If you provide your schemas, it'd be possible to provide a more comprehensive answer.
-- Edit 1 --
Stored Procedures are only good candidates for operations that require multiple operations on the same collection + partition key. This makes them good for bulk insert/delete/update, transactions (which need at least a read and a write), and a few other things. They aren't good for CPU intensive things, but rather things that would normally be IO bound by network latency. They aren't possible to use for cross partition or cross collection scenarios. In those cases, you must perform the operations exclusively from the remote client.
In your case, it's a fairly straightforward 2 + 2N
separate reads, where N
is the number of products. You need to read the agreement first. Then you can look up the customer and the product records in parallel, and then you can look up the wholesale record last, so you should have a latency of 3s + C
, where s
is the average duration of a given read request and C
is some constant CPU time to perform the join/issue the request/etc.

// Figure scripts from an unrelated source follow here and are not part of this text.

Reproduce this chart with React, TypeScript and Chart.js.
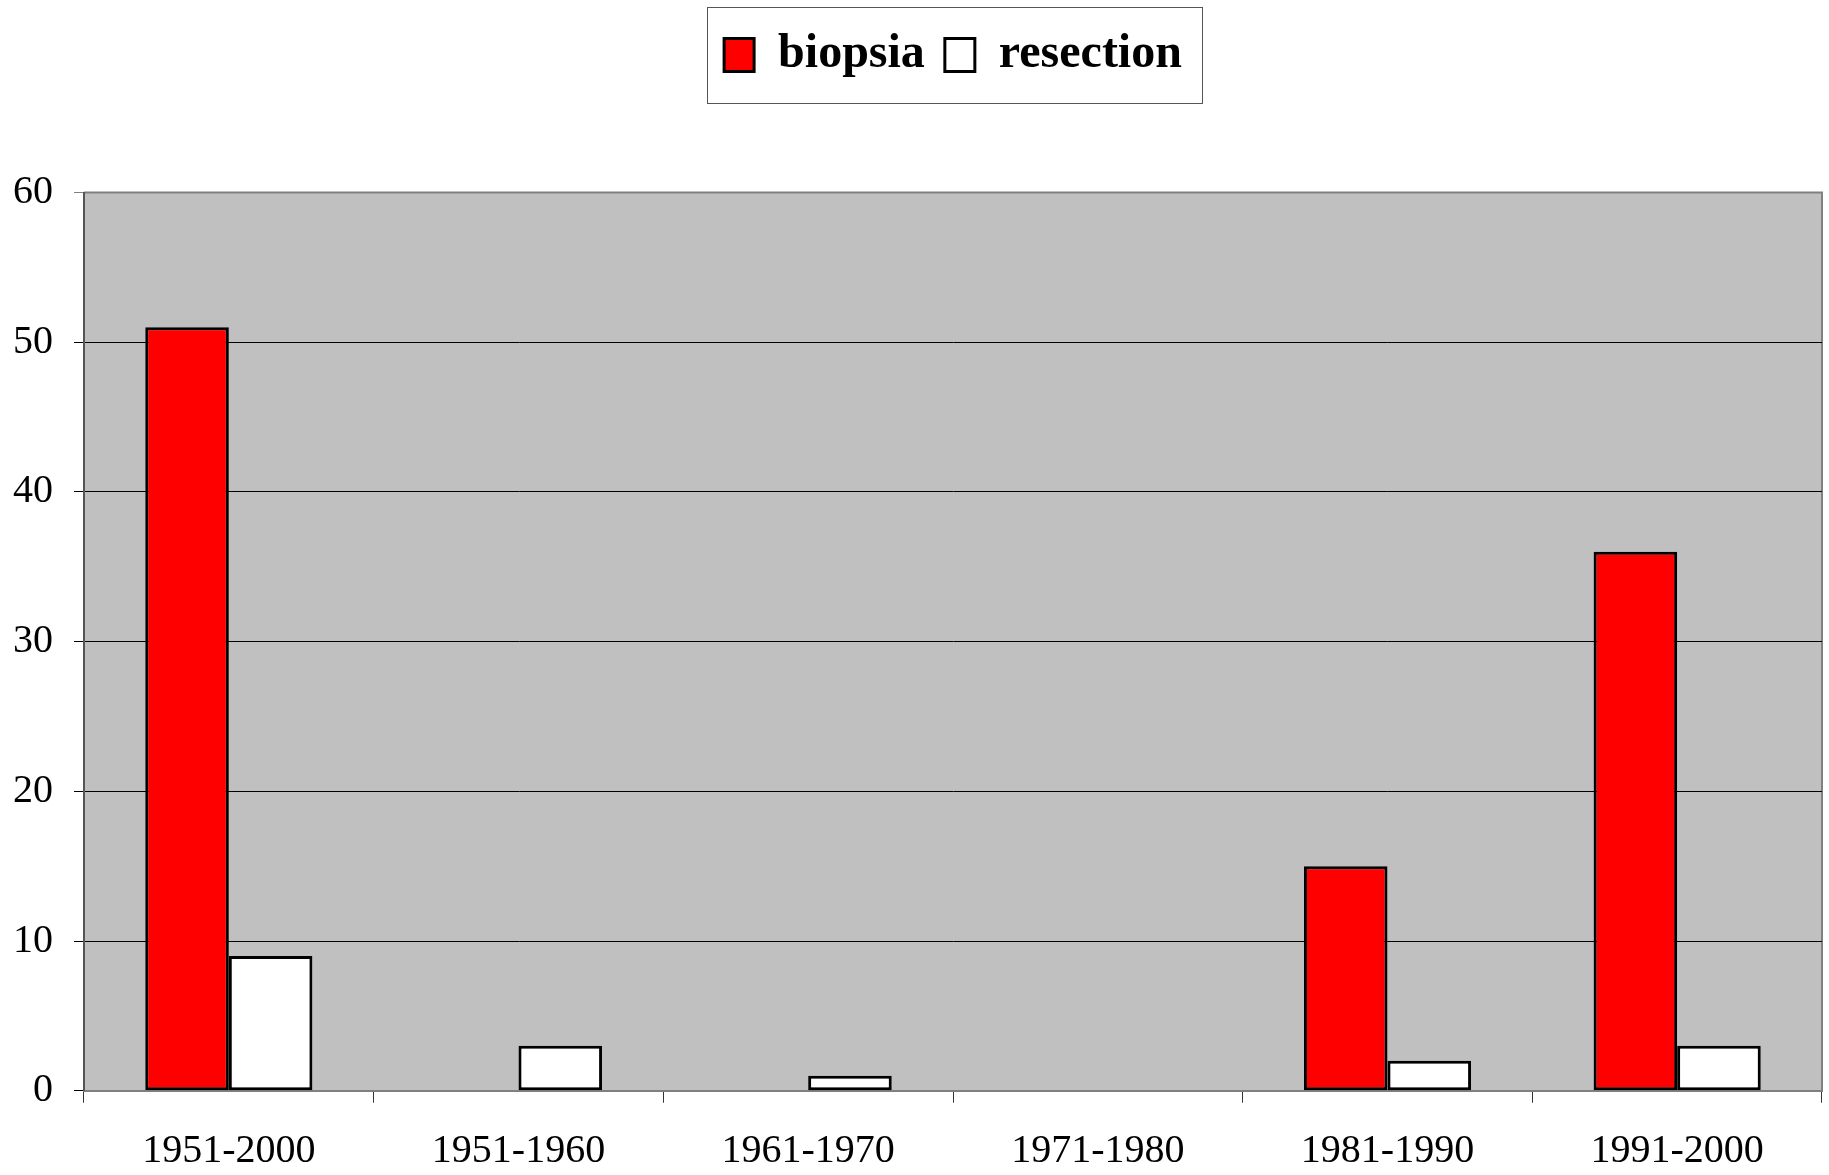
import React, { useEffect, useRef } from "react";
import { Chart, registerables } from "chart.js";

Chart.register(...registerables);

const categories = ["1951-2000", "1951-1960", "1961-1970", "1971-1980", "1981-1990", "1991-2000"];
const biopsia = [51, null, null, null, 15, 36];
const resection = [9, 3, 1, null, 2, 3];
const yTicks = [0, 10, 20, 30, 40, 50, 60];

const FONT = "'Liberation Serif', 'Times New Roman', serif";

const bgPlugin = {
  id: "plotBg",
  beforeLayout(chart: any) {
    const lg = chart.legend;
    if (lg && !lg.__patched) {
      const orig = lg.fit;
      lg.fit = function () {
        orig.call(this);
        this.height += 103.5;
      };
      lg.__patched = true;
    }
  },
  beforeDraw(chart: any) {
    const { ctx, chartArea: a } = chart;
    ctx.save();
    ctx.fillStyle = "#ffffff";
    ctx.fillRect(0, 0, chart.width, chart.height);
    ctx.fillStyle = "#C0C0C0";
    ctx.fillRect(a.left, a.top, a.right - a.left, a.bottom - a.top);
    ctx.strokeStyle = "#808080";
    ctx.lineWidth = 2;
    ctx.beginPath();
    ctx.moveTo(a.left, a.top);
    ctx.lineTo(a.right, a.top);
    ctx.lineTo(a.right, a.bottom);
    ctx.stroke();
    ctx.restore();
  },
  afterDraw(chart: any) {
    const lg = chart.legend;
    if (!lg || !lg.legendHitBoxes || !lg.legendHitBoxes.length) return;
    const hb = lg.legendHitBoxes;
    const first = hb[0];
    const last = hb[hb.length - 1];
    const left = first.left - 17;
    const right = last.left + last.width + 20;
    const top = first.top - 24;
    const bottom = first.top + first.height + 24;
    const { ctx } = chart;
    ctx.save();
    ctx.strokeStyle = "#555555";
    ctx.lineWidth = 1;
    ctx.strokeRect(Math.round(left) + 0.5, Math.round(top) + 0.5, Math.round(right - left), Math.round(bottom - top));
    ctx.restore();
  },
};

export default function App() {
  const ref = useRef<HTMLCanvasElement | null>(null);

  useEffect(() => {
    if (!ref.current) return;
    const chart = new Chart(ref.current, {
      type: "bar",
      data: {
        labels: categories,
        datasets: [
          {
            label: "biopsia",
            data: biopsia as any,
            backgroundColor: "#FF0000",
            borderColor: "#000000",
            borderWidth: 3,
            borderSkipped: false,
          },
          {
            label: "resection",
            data: resection as any,
            backgroundColor: "#FFFFFF",
            borderColor: "#000000",
            borderWidth: 3,
            borderSkipped: false,
          },
        ],
      },
      options: {
        responsive: false,
        animation: false,
        devicePixelRatio: 1,
        layout: { padding: { top: 11, right: 7, left: 0, bottom: 0 } },
        datasets: {
          bar: { categoryPercentage: 0.577, barPercentage: 1.0 },
        },
        plugins: {
          legend: {
            display: true,
            position: "top",
            fullSize: false,
            labels: {
              boxWidth: 30,
              boxHeight: 33,
              padding: 20,
              color: "#000000",
              font: { family: FONT, size: 48, weight: "bold" },
            },
          },
          tooltip: { enabled: false },
        },
        scales: {
          x: {
            afterFit(scale: any) {
              scale.height = 84.3;
            },
            grid: {
              offset: true,
              drawOnChartArea: false,
              drawTicks: true,
              tickLength: 12,
              color: "#333333",
              lineWidth: 1,
            },
            border: { display: true, color: "#808080", width: 2 },
            ticks: {
              color: "#000000",
              font: { family: FONT, size: 40 },
              padding: 25,
              maxRotation: 0,
              autoSkip: false,
            },
          },
          y: {
            min: 0,
            max: 60,
            afterFit(scale: any) {
              scale.width = 84;
            },
            afterBuildTicks(scale: any) {
              scale.ticks = yTicks.map((v) => ({ value: v }));
            },
            grid: {
              color: (c: any) => (c.tick && c.tick.value === 60 ? "#808080" : "#000000"),
              lineWidth: 1,
              tickLength: 10,
              drawTicks: true,
            },
            border: { display: true, color: "#555555", width: 2 },
            ticks: {
              color: "#000000",
              font: { family: FONT, size: 40 },
              padding: 21,
            },
          },
        },
      },
      plugins: [bgPlugin],
    } as any);
    return () => chart.destroy();
  }, []);

  return (
    <div style={{ position: "absolute", left: 0, top: 0, width: 1829, height: 1175, background: "#fff" }}>
      <canvas ref={ref} width={1829} height={1175} style={{ display: "block" }} />
    </div>
  );
}
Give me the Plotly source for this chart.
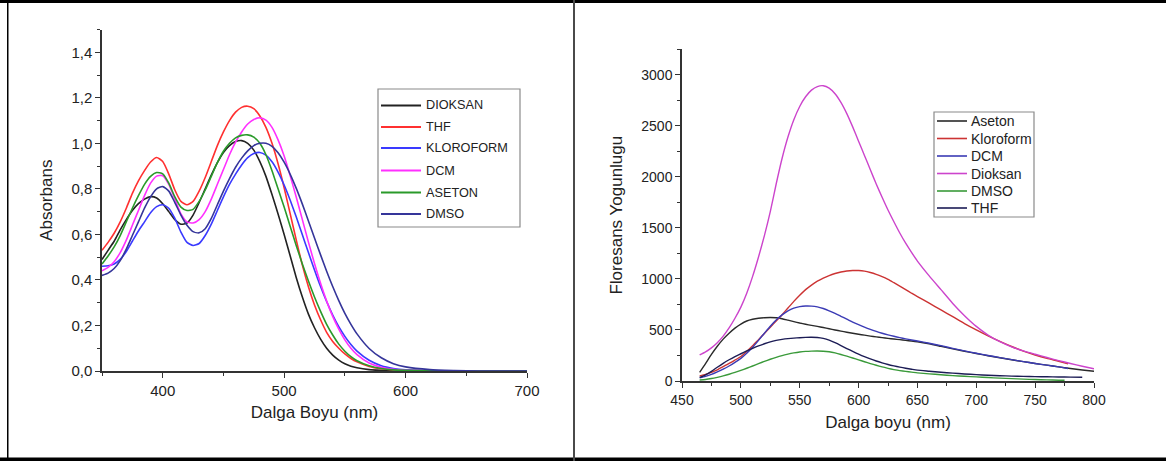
import plotly.graph_objects as go

# ---------------- Absorption (left) ----------------
ABS_WL = [350, 355, 360, 365, 370, 375, 380, 385, 390, 395,
          400, 405, 410, 415, 420, 425, 430, 435, 440, 445,
          450, 455, 460, 465, 470, 475, 480, 485, 490, 495,
          500, 505, 510, 515, 520, 525, 530, 535, 540, 545,
          550, 555, 560, 570, 580, 590, 600, 620, 640, 660, 700]

abs_dioksan = [0.49, 0.53, 0.57, 0.62, 0.665, 0.705, 0.735, 0.755, 0.766, 0.76,
               0.735, 0.70, 0.665, 0.645, 0.65, 0.685, 0.74, 0.80, 0.86, 0.915,
               0.96, 0.99, 1.008, 1.012, 1.0, 0.97, 0.92, 0.855, 0.775, 0.69,
               0.60, 0.505, 0.41, 0.325, 0.25, 0.19, 0.14, 0.10, 0.07, 0.048,
               0.032, 0.021, 0.014, 0.006, 0.003, 0.001, 0.0, 0.0, 0.0, 0.0, 0.0]
abs_thf = [0.53, 0.565, 0.605, 0.655, 0.715, 0.78, 0.835, 0.88, 0.918, 0.938,
           0.92, 0.865, 0.795, 0.745, 0.73, 0.745, 0.79, 0.85, 0.92, 0.99,
           1.05, 1.10, 1.137, 1.158, 1.163, 1.152, 1.12, 1.07, 1.0, 0.91,
           0.805, 0.69, 0.575, 0.465, 0.37, 0.29, 0.225, 0.17, 0.13, 0.10,
           0.075, 0.055, 0.04, 0.02, 0.01, 0.005, 0.003, 0.001, 0.0, 0.0, 0.0]
abs_kloroform = [0.46, 0.462, 0.47, 0.49, 0.525, 0.57, 0.615, 0.655, 0.695, 0.722,
                 0.73, 0.715, 0.67, 0.61, 0.565, 0.551, 0.56, 0.595, 0.645, 0.705,
                 0.765, 0.82, 0.865, 0.905, 0.937, 0.955, 0.96, 0.948, 0.919, 0.874,
                 0.817, 0.75, 0.676, 0.598, 0.52, 0.444, 0.371, 0.305, 0.246, 0.195,
                 0.152, 0.116, 0.087, 0.047, 0.023, 0.011, 0.005, 0.001, 0.0, 0.0, 0.0]
abs_dcm = [0.44, 0.455, 0.48, 0.52, 0.575, 0.64, 0.705, 0.77, 0.825, 0.856,
           0.858, 0.82, 0.755, 0.69, 0.655, 0.65, 0.665, 0.70, 0.755, 0.82,
           0.885, 0.95, 1.005, 1.05, 1.085, 1.105, 1.112, 1.102, 1.07, 1.015,
           0.944, 0.857, 0.763, 0.665, 0.566, 0.472, 0.385, 0.307, 0.24, 0.184,
           0.137, 0.10, 0.072, 0.035, 0.016, 0.007, 0.003, 0.001, 0.0, 0.0, 0.0]
abs_aseton = [0.47, 0.505, 0.545, 0.595, 0.655, 0.715, 0.77, 0.82, 0.855, 0.872,
              0.866, 0.825, 0.765, 0.72, 0.705, 0.71, 0.745, 0.795, 0.855, 0.915,
              0.965, 1.0, 1.024, 1.035, 1.037, 1.027, 1.0, 0.95, 0.88, 0.80,
              0.72, 0.635, 0.55, 0.47, 0.395, 0.325, 0.262, 0.205, 0.158, 0.118,
              0.087, 0.063, 0.045, 0.023, 0.011, 0.005, 0.003, 0.001, 0.0, 0.0, 0.0]
abs_dmso = [0.42, 0.43, 0.45, 0.485, 0.535, 0.595, 0.655, 0.715, 0.765, 0.80,
            0.81, 0.79, 0.74, 0.685, 0.64, 0.612, 0.607, 0.625, 0.67, 0.73,
            0.79, 0.845, 0.895, 0.935, 0.967, 0.99, 1.0, 1.0, 0.987, 0.959,
            0.917, 0.864, 0.802, 0.733, 0.659, 0.584, 0.51, 0.438, 0.371, 0.309,
            0.253, 0.205, 0.163, 0.099, 0.058, 0.032, 0.018, 0.006, 0.002, 0.0, 0.0]

ABS_NAMES = ["DIOKSAN", "THF", "KLOROFORM", "DCM", "ASETON", "DMSO"]
ABS_SERIES = [abs_dioksan, abs_thf, abs_kloroform, abs_dcm, abs_aseton, abs_dmso]
ABS_COLORS = ["#222222", "#ff3030", "#3a3aff", "#ff30ff", "#2a9a2a", "#35359a"]

# ---------------- Fluorescence (right) ----------------
FL_WL = [465, 470, 475, 480, 485, 490, 495, 500, 505, 510,
         515, 520, 525, 530, 535, 540, 545, 550, 555, 560,
         565, 570, 575, 580, 585, 590, 595, 600, 605, 610,
         615, 620, 625, 630, 635, 640, 645, 650,
         660, 670, 680, 690, 700, 710, 720, 730, 740, 750,
         760, 770, 780, 790, 800]

fl_aseton = [85, 170, 260, 340, 410, 468, 518, 558, 588, 605,
             615, 620, 622, 620, 610, 596, 582, 568, 556, 545,
             535, 524, 512, 500, 489, 478, 468, 458, 449, 440,
             432, 425, 418, 411, 405, 398, 392, 385,
             365, 340, 315, 292, 270, 248, 228, 208, 190, 172,
             155, 138, 122, 108, 95]
fl_kloroform = [50, 65, 85, 110, 140, 172, 205, 240, 290, 345,
                405, 465, 527, 588, 650, 715, 780, 840, 895, 940,
                978, 1008, 1033, 1053, 1068, 1078, 1083, 1082, 1076, 1063,
                1045, 1022, 995, 963, 930, 895, 860, 827,
                762, 697, 630, 562, 500, 442, 388, 338, 293, 255,
                222, 193, 168]
fl_dcm = [30, 45, 65, 90, 117, 147, 182, 222, 272, 330,
          398, 468, 537, 598, 648, 688, 714, 729, 735, 734,
          726, 710, 688, 662, 634, 606, 578, 552, 528, 506,
          486, 468, 452, 438, 425, 413, 402, 392,
          370, 346, 320, 295, 272, 250, 229, 209, 190, 172,
          155, 138, 122]
fl_dioksan = [255, 285, 325, 375, 440, 520, 615, 724, 860, 1025,
              1215, 1425, 1660, 1930, 2180, 2390, 2560, 2690, 2785, 2850,
              2885, 2893, 2870, 2815, 2730, 2620, 2490, 2350, 2210, 2070,
              1930, 1800, 1675, 1560, 1450, 1350, 1260, 1175,
              1030, 895, 760, 640, 535, 450, 385, 335, 295, 262,
              230, 200, 172, 145, 120]
fl_dmso = [10, 15, 24, 36, 50, 66, 84, 104, 125, 147,
           170, 192, 213, 232, 249, 263, 275, 284, 290, 293,
           294, 292, 286, 275, 260, 243, 225, 207, 189, 171,
           154, 138, 124, 112, 102, 94, 87, 80,
           70, 61, 53, 46, 40, 34, 28, 23, 18, 14,
           11, 8, 7]
fl_thf = [35, 60, 95, 135, 173, 208, 240, 267, 294, 320,
          344, 365, 384, 398, 408, 415, 420, 424, 427, 428,
          426, 417, 400, 375, 347, 318, 290, 263, 238, 216,
          196, 178, 162, 148, 136, 125, 115, 106,
          96, 86, 77, 69, 62, 56, 52, 48, 45, 43,
          41, 39, 38, 37]

FL_NAMES = ["Aseton", "Kloroform", "DCM", "Dioksan", "DMSO", "THF"]
FL_SERIES = [fl_aseton, fl_kloroform, fl_dcm, fl_dioksan, fl_dmso, fl_thf]
FL_END_WL = [800, 778, 778, 800, 775, 790]
FL_COLORS = ["#2a2a2a", "#cc3333", "#3b3bb5", "#cc44cc", "#3a9a3a", "#1c1c55"]

W, H = 1166, 461


def px(x):
    return x / W


def py(y):
    return 1 - y / H


fig = go.Figure()

for name, vals, col in zip(ABS_NAMES, ABS_SERIES, ABS_COLORS):
    fig.add_trace(go.Scatter(x=ABS_WL, y=vals, name=name, mode="lines",
                             line=dict(color=col, width=1.6, shape="spline", smoothing=0.6),
                             xaxis="x", yaxis="y", showlegend=False))

for name, vals, end, col in zip(FL_NAMES, FL_SERIES, FL_END_WL, FL_COLORS):
    xs = FL_WL[:len(vals)]
    xs[-1] = end
    fig.add_trace(go.Scatter(x=xs, y=vals, name=name, mode="lines",
                             line=dict(color=col, width=1.4, shape="spline", smoothing=0.6),
                             xaxis="x2", yaxis="y2", showlegend=False))

FONT = "Liberation Sans, Arial, sans-serif"
AX = "#333333"

common_axis = dict(showgrid=False, zeroline=False, showline=True, linecolor=AX, linewidth=1.5,
                   ticks="outside", ticklen=5, tickwidth=1.3, tickcolor=AX, automargin=False)

fig.update_layout(
    width=W, height=H, margin=dict(l=0, r=0, t=0, b=0, pad=0, autoexpand=False),
    paper_bgcolor="white", plot_bgcolor="white",
    separators=",.",
    font=dict(family=FONT, color="#222222"),
    xaxis=dict(domain=[px(102), px(527)], range=[350, 700], tick0=400, dtick=100,
               tickfont=dict(size=15), anchor="y",
               minor=dict(dtick=50, ticks="outside", ticklen=3, tickcolor=AX, tickwidth=1.2),
               title=dict(text="Dalga Boyu (nm)", font=dict(size=17), standoff=8),
               **common_axis),
    yaxis=dict(domain=[py(371), py(29.5)], range=[0, 1.5], tick0=0, dtick=0.2, tickformat=".1f",
               tickfont=dict(size=15), anchor="x",
               minor=dict(dtick=0.1, ticks="outside", ticklen=3, tickcolor=AX, tickwidth=1.2),
               title=dict(text="Absorbans", font=dict(size=17), standoff=14),
               **common_axis),
    xaxis2=dict(domain=[px(682), px(1094)], range=[450, 800], tick0=450, dtick=50,
                tickfont=dict(size=14), anchor="y2",
                minor=dict(dtick=25, ticks="outside", ticklen=3, tickcolor=AX, tickwidth=1.2),
                title=dict(text="Dalga boyu (nm)", font=dict(size=17), standoff=10),
                **common_axis),
    yaxis2=dict(domain=[py(381), py(49.3)], range=[0, 3250], tick0=0, dtick=500,
                tickfont=dict(size=14), anchor="x2",
                minor=dict(dtick=250, ticks="outside", ticklen=3, tickcolor=AX, tickwidth=1.2),
                title=dict(text="Floresans Yogunlugu", font=dict(size=17), standoff=14),
                **common_axis),
)

shapes = []
annotations = []

# outer frame pieces
shapes.append(dict(type="rect", xref="paper", yref="paper", x0=0, x1=1, y0=py(3), y1=1,
                   fillcolor="black", line=dict(width=0), layer="above"))
shapes.append(dict(type="rect", xref="paper", yref="paper", x0=0, x1=1, y0=0, y1=py(457.5),
                   fillcolor="black", line=dict(width=0), layer="above"))
shapes.append(dict(type="rect", xref="paper", yref="paper", x0=px(7), x1=px(8.5), y0=0, y1=1,
                   fillcolor="black", line=dict(width=0), layer="above"))
shapes.append(dict(type="rect", xref="paper", yref="paper", x0=px(573), x1=px(575), y0=0, y1=1,
                   fillcolor="#4a4a4a", line=dict(width=0), layer="above"))

# left legend
shapes.append(dict(type="rect", xref="paper", yref="paper", x0=px(378), x1=px(520),
                   y0=py(227), y1=py(89), line=dict(color="#8a8a8a", width=1.2), fillcolor="white",
                   layer="above"))
left_rows = [105.5, 127, 148, 170.5, 192.5, 214]
for name, col, ry in zip(ABS_NAMES, ABS_COLORS, left_rows):
    shapes.append(dict(type="line", xref="paper", yref="paper", x0=px(381), x1=px(421),
                       y0=py(ry), y1=py(ry), line=dict(color=col, width=2), layer="above"))
    annotations.append(dict(xref="paper", yref="paper", x=px(424), y=py(ry), text=name,
                            showarrow=False, xanchor="left", yanchor="middle",
                            font=dict(size=12.7, color="#222222", family=FONT)))

# right legend
shapes.append(dict(type="rect", xref="paper", yref="paper", x0=px(934), x1=px(1034),
                   y0=py(217), y1=py(112), line=dict(color="#8a8a8a", width=1.2), fillcolor="white",
                   layer="above"))
right_rows = [121, 138.5, 156, 173.5, 191, 208]
for name, col, ry in zip(FL_NAMES, FL_COLORS, right_rows):
    shapes.append(dict(type="line", xref="paper", yref="paper", x0=px(937), x1=px(967),
                       y0=py(ry), y1=py(ry), line=dict(color=col, width=1.6), layer="above"))
    annotations.append(dict(xref="paper", yref="paper", x=px(969), y=py(ry), text=name,
                            showarrow=False, xanchor="left", yanchor="middle",
                            font=dict(size=14, color="#222222", family=FONT)))

fig.update_layout(shapes=shapes, annotations=annotations)

fig.write_html("out.html", config={"displayModeBar": False},
               post_script="document.body.style.margin='0';document.body.style.overflow='hidden';")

It's worth considering whether you can consolidate RetailProduct and WholeSale product into a single record where Wholesale contains all the RetailProducts in an array, or as separate documents, partitioned by the wholesale id, with a well known id that contained the Wholesale product info in a separate document. That would reduce your latency by 1 third. If you go with the partitioning by wholesale id idea, you could write 1 query for any records that shared a wholesale id, so you'd get 2 + log(N)
reads, but the same effective latency. For that strategy, you'd store a composite index of "wholesaleid+productid" in the agreement. One issue to worry about is that it duplicates the wholesale+product relationship, but as long as that relationship doesn't change, I don't think there is anything to worry about and it provides a good optimization for info lookup.